God spoke into history; God acted in history; God was incarnated in history. Vos described this vertical interface with history as the eschatological penetration of the history of redemption. In fact, Vos approached Scripture from the standpoint of the priority of the eschatological. Overarching the entire history of redemption was the eschatological arena. Every revelation of God in history was an invitation for the creature to possess the arena of the Eschatological/heavenly. This would only be accomplished through the saving work of the Son, Jesus Christ. Hence, Christ was eschatologically revealed throughout the history of redemption as the promised seed of the woman, seed of Abraham, seed of Jesse, etc. Even as God and man met in Jesus Christ, so the eschatological and the linear met at every point of God's special revelation.

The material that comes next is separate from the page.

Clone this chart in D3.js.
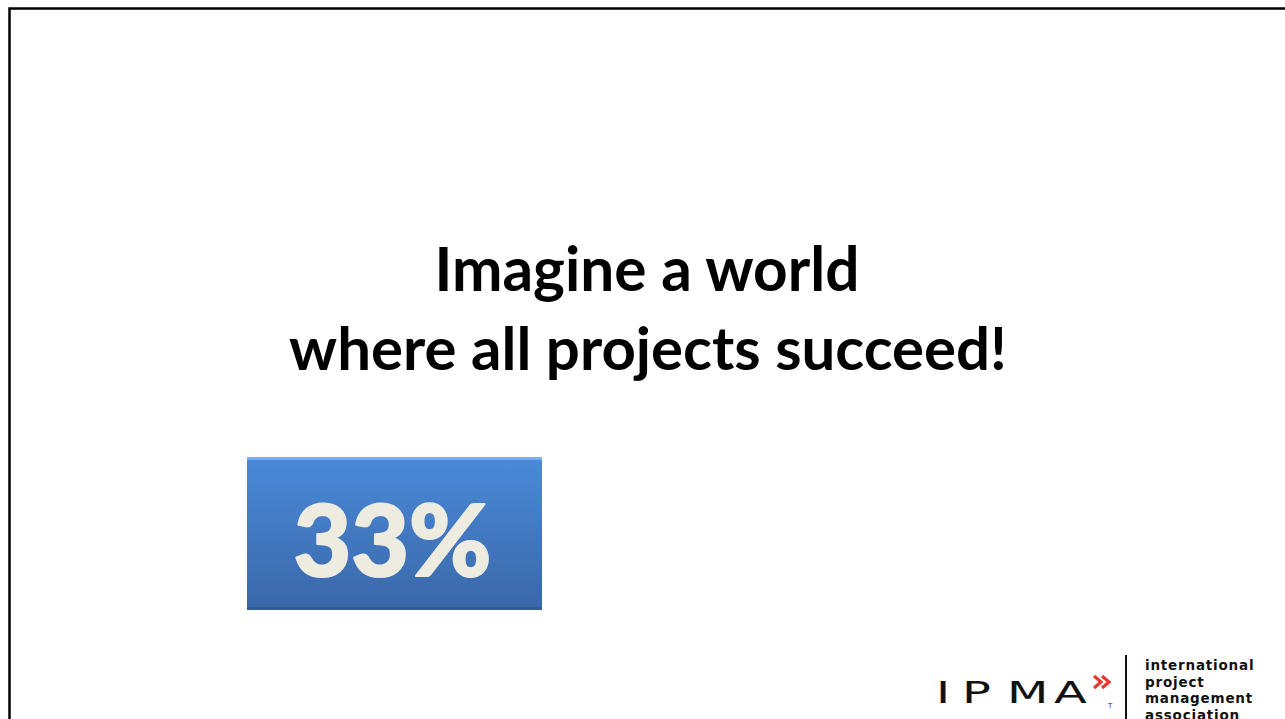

Graeme Goldsworthy - Preaching the Whole Bible as Christian Scripture
From the evangelical preacher's point of view, biblical theology involves the quest for the big picture, or the overview of biblical revelation. It is of the nature of biblical theology that it tells a story rather than sets out timeless principles in abstraction. It does contain many timeless principles, but not in abstract. They are given in an historical context of progressive revelation. If we allow the Bible to tell its own story, we find a coherent and meaningful whole.